I'm also addicted to pineapple atm..

Keep having pineapple juice or pure pineapple and banana smoothies :happydance:


----------



## Jules

I have a chicken and stuffing sandwich from the shop everyday, everytime i go for my lunch its what i fancy lol


----------



## Pixie5120

as long as the pineapple is ripe, which all bottled/carton/smoothie juice is, and as long as the fresh stuff is ripe which any packaged stuff is, you will be fine. the only reason youre not meant to have it is that if you have too much *unripe* pineapple it has been known to cause TTC probelms and miscarriage. but ripe stuff is absolutely fine.


----------



## PitBullMommy

Mexican food.
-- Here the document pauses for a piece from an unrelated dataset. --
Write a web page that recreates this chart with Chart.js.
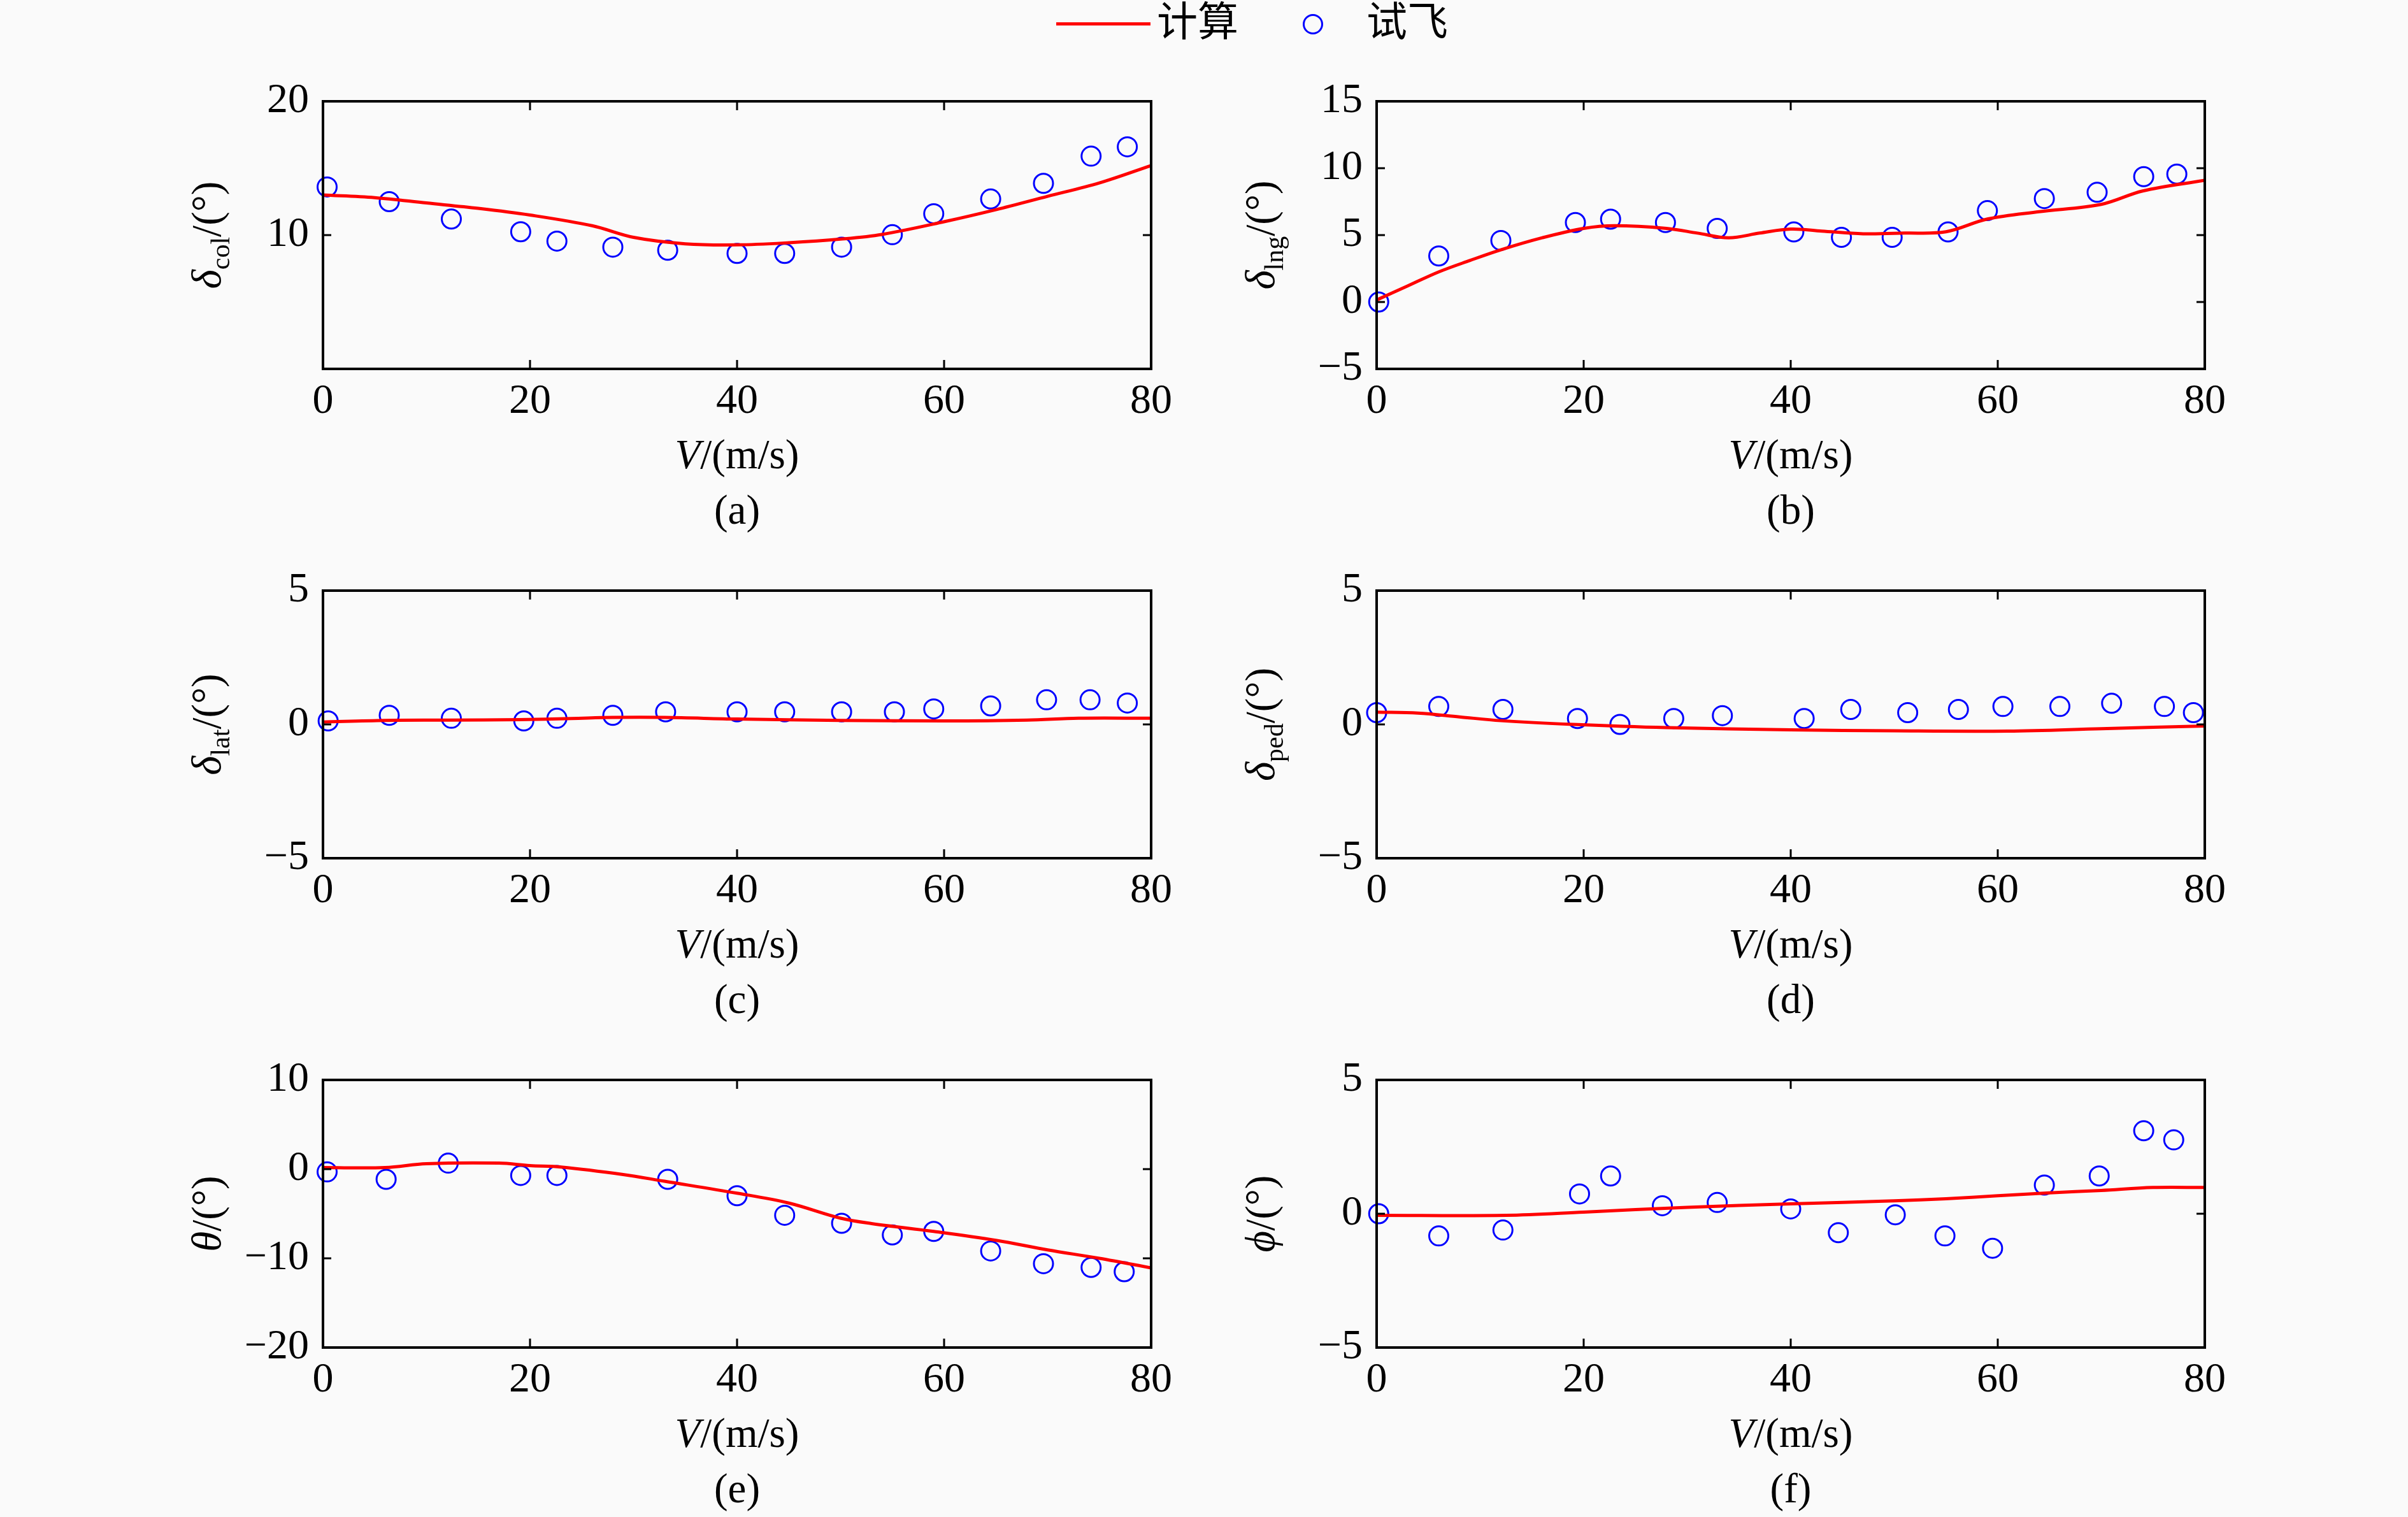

That's all I've wanted since I got pregnant and stupid CT does NOT have real mexican food (I used to live in Texas).


----------



## tinytoes

oh my word, I smelt orange opal fruits yesterday.....been wanting them ever since!


----------



## Gems

Raspberrys , the more sour the better !!


----------



## xxleannexx

Jules said:


> I have a chicken and stuffing sandwich from the shop everyday, everytime i go for my lunch its what i fancy lol

yum, i had a roast pork and stuffing sandwich the other day and omg it was to die for!


----------



## horrorheart13

I've ben wanting a milkshake really bad and finally got one last night, but now that I read the word "pears", I can't stop thinking about them! :blush:


----------



## Jenny

Chocolate lol, it doesn't stop. Thats all I crave nowadays :rofl: Just went through a 1lb chocolate easter bunny in 3 days :rofl:


----------



## tinytoes

pears are now out and apples are in!

And hot dog sausages and picallili


----------



## Vickie

I want cheese sticks :cry: :hissy:


----------